## begin

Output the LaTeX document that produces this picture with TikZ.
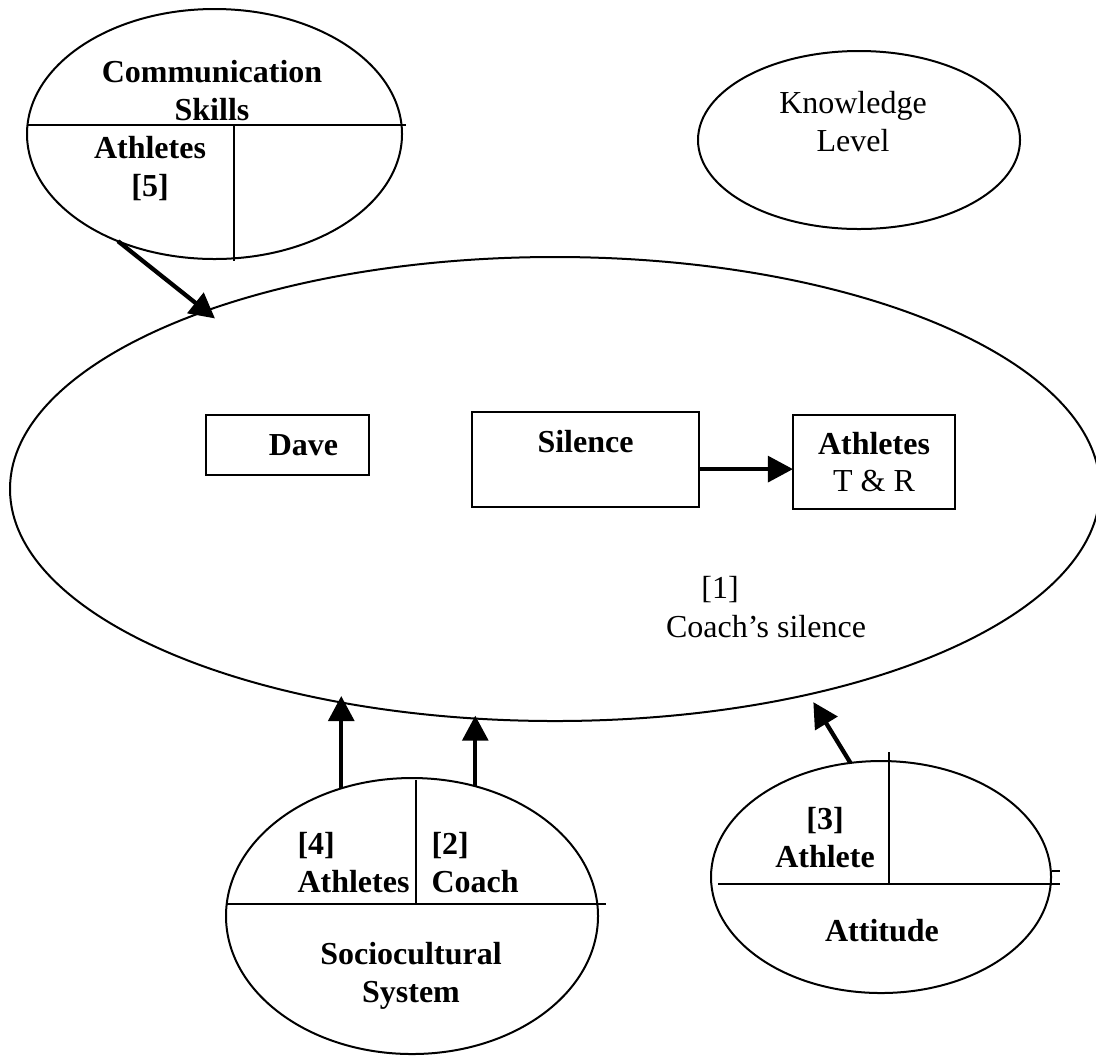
\documentclass[tikz,border=0pt]{standalone}
\usepackage{fontspec}
\setmainfont{Liberation Serif}
\usepackage{tikz}
\usetikzlibrary{shapes.geometric,arrows.meta}

\def\u{0.375pt} % one pixel of the layout

\tikzset{
    ell/.style={draw, ellipse, line width=0.75pt, inner sep=0pt, outer sep=0pt},
    box/.style={draw, rectangle, line width=0.9pt, inner sep=0pt, outer sep=0pt,
                align=center, font=\fontsize{12}{13.9}\selectfont\bfseries},
    bigarrow/.style={-{Triangle[length=9.4pt,width=9.6pt]}, line width=1.6pt},
    divider/.style={line width=0.75pt},
    txt/.style={inner sep=0pt, anchor=base, align=center, font=\fontsize{12}{13.9}\selectfont},
    btxt/.style={txt, font=\fontsize{12}{13.9}\selectfont\bfseries},
}

\begin{document}
\begin{tikzpicture}[x=0.375pt, y=-0.375pt]
    \useasboundingbox (0,0) rectangle (1096,1055);

    % Ellipses
    \node[ell, minimum width=1090*\u, minimum height=464*\u] (main) at (555,489) {};
    \node[ell, minimum width=375*\u, minimum height=250*\u] (comm) at (214.5,134) {};
    \node[ell, minimum width=322*\u, minimum height=178*\u] (know) at (859,140) {};
    \node[ell, minimum width=372*\u, minimum height=276*\u] (socio) at (412,916) {};
    \node[ell, minimum width=340*\u, minimum height=232*\u] (attit) at (881,877) {};

    % Dividing lines
    \draw[divider] (27,125) -- (406,125);
    \draw[divider] (234,125) -- (234,261);
    \draw[divider] (226,904) -- (606,904);
    \draw[divider] (416,780) -- (416,904);
    \draw[divider] (718,884) -- (1060,884);
    \draw[divider] (889,752) -- (889,884);
    \draw[divider] (1052,871) -- (1060,871);

    % Boxes inside the big ellipse
    \node[box, minimum width=163*\u, minimum height=60*\u] (dave) at (287.5,445) {\quad Dave};
    \node[box, minimum width=227*\u, minimum height=95*\u] (silence) at (585.5,459.5) {Silence\\\mbox{}};
    \node[box, minimum width=162*\u, minimum height=94*\u] (athtr) at (874,462) {Athletes\\\mdseries T \& R};

    % Labels (base = last line)
    \node[btxt] (commtxt) at (212,120) {Communication\\Skills};
    \node[btxt] (ath5) at (150,196) {Athletes\\{[5]}};
    \node[txt] (knowtxt) at (853,151) {Knowledge\\Level};
    \node[txt] (num1) at (720,598) {[1]};
    \node[txt] (coachtxt) at (766,637) {Coach’s silence};
    \node[btxt, anchor=base west, align=left] (ath4) at (297,892) {{[4]}\\Athletes};
    \node[btxt, anchor=base west, align=left] (coach2) at (431,892) {{[2]}\\Coach};
    \node[btxt] (sociotxt) at (411,1002) {Sociocultural\\System};
    \node[btxt] (ath3) at (825,867) {{[3]}\\Athlete};
    \node[btxt] (atttxt) at (882,941) {Attitude};

    % Arrows
    \draw[bigarrow, shorten >=-4.5pt] (comm.228.5) -- (main.153.3);
    \draw[bigarrow] ([yshift=-3.6pt]silence.east) -- ([yshift=-3.6pt]silence.east -| athtr.west);
    \draw[bigarrow, shorten >=-2pt] (socio.119.6) -- (socio.119.6 |- main.224.7);
    \draw[bigarrow, shorten >=-1pt] (socio.64.5) -- (socio.64.5 |- main.250.6);
    \draw[bigarrow, shorten >=3.4pt] (attit.105.5) -- (main.-39);
\end{tikzpicture}
\end{document}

## end

**Problem:** Quote the data above in full and without alteration; skip the pictures.

**Correct result:**
Output the LaTeX document that produces this picture with TikZ.
\documentclass[tikz,border=0pt]{standalone}
\usepackage{fontspec}
\setmainfont{Liberation Serif}
\usepackage{tikz}
\usetikzlibrary{shapes.geometric,arrows.meta}

\def\u{0.375pt} % one pixel of the layout

\tikzset{
    ell/.style={draw, ellipse, line width=0.75pt, inner sep=0pt, outer sep=0pt},
    box/.style={draw, rectangle, line width=0.9pt, inner sep=0pt, outer sep=0pt,
                align=center, font=\fontsize{12}{13.9}\selectfont\bfseries},
    bigarrow/.style={-{Triangle[length=9.4pt,width=9.6pt]}, line width=1.6pt},
    divider/.style={line width=0.75pt},
    txt/.style={inner sep=0pt, anchor=base, align=center, font=\fontsize{12}{13.9}\selectfont},
    btxt/.style={txt, font=\fontsize{12}{13.9}\selectfont\bfseries},
}

\begin{document}
\begin{tikzpicture}[x=0.375pt, y=-0.375pt]
    \useasboundingbox (0,0) rectangle (1096,1055);

    % Ellipses
    \node[ell, minimum width=1090*\u, minimum height=464*\u] (main) at (555,489) {};
    \node[ell, minimum width=375*\u, minimum height=250*\u] (comm) at (214.5,134) {};
    \node[ell, minimum width=322*\u, minimum height=178*\u] (know) at (859,140) {};
    \node[ell, minimum width=372*\u, minimum height=276*\u] (socio) at (412,916) {};
    \node[ell, minimum width=340*\u, minimum height=232*\u] (attit) at (881,877) {};

    % Dividing lines
    \draw[divider] (27,125) -- (406,125);
    \draw[divider] (234,125) -- (234,261);
    \draw[divider] (226,904) -- (606,904);
    \draw[divider] (416,780) -- (416,904);
    \draw[divider] (718,884) -- (1060,884);
    \draw[divider] (889,752) -- (889,884);
    \draw[divider] (1052,871) -- (1060,871);

    % Boxes inside the big ellipse
    \node[box, minimum width=163*\u, minimum height=60*\u] (dave) at (287.5,445) {\quad Dave};
    \node[box, minimum width=227*\u, minimum height=95*\u] (silence) at (585.5,459.5) {Silence\\\mbox{}};
    \node[box, minimum width=162*\u, minimum height=94*\u] (athtr) at (874,462) {Athletes\\\mdseries T \& R};

    % Labels (base = last line)
    \node[btxt] (commtxt) at (212,120) {Communication\\Skills};
    \node[btxt] (ath5) at (150,196) {Athletes\\{[5]}};
    \node[txt] (knowtxt) at (853,151) {Knowledge\\Level};
    \node[txt] (num1) at (720,598) {[1]};
    \node[txt] (coachtxt) at (766,637) {Coach’s silence};
    \node[btxt, anchor=base west, align=left] (ath4) at (297,892) {{[4]}\\Athletes};
    \node[btxt, anchor=base west, align=left] (coach2) at (431,892) {{[2]}\\Coach};
    \node[btxt] (sociotxt) at (411,1002) {Sociocultural\\System};
    \node[btxt] (ath3) at (825,867) {{[3]}\\Athlete};
    \node[btxt] (atttxt) at (882,941) {Attitude};

    % Arrows
    \draw[bigarrow, shorten >=-4.5pt] (comm.228.5) -- (main.153.3);
    \draw[bigarrow] ([yshift=-3.6pt]silence.east) -- ([yshift=-3.6pt]silence.east -| athtr.west);
    \draw[bigarrow, shorten >=-2pt] (socio.119.6) -- (socio.119.6 |- main.224.7);
    \draw[bigarrow, shorten >=-1pt] (socio.64.5) -- (socio.64.5 |- main.250.6);
    \draw[bigarrow, shorten >=3.4pt] (attit.105.5) -- (main.-39);
\end{tikzpicture}
\end{document}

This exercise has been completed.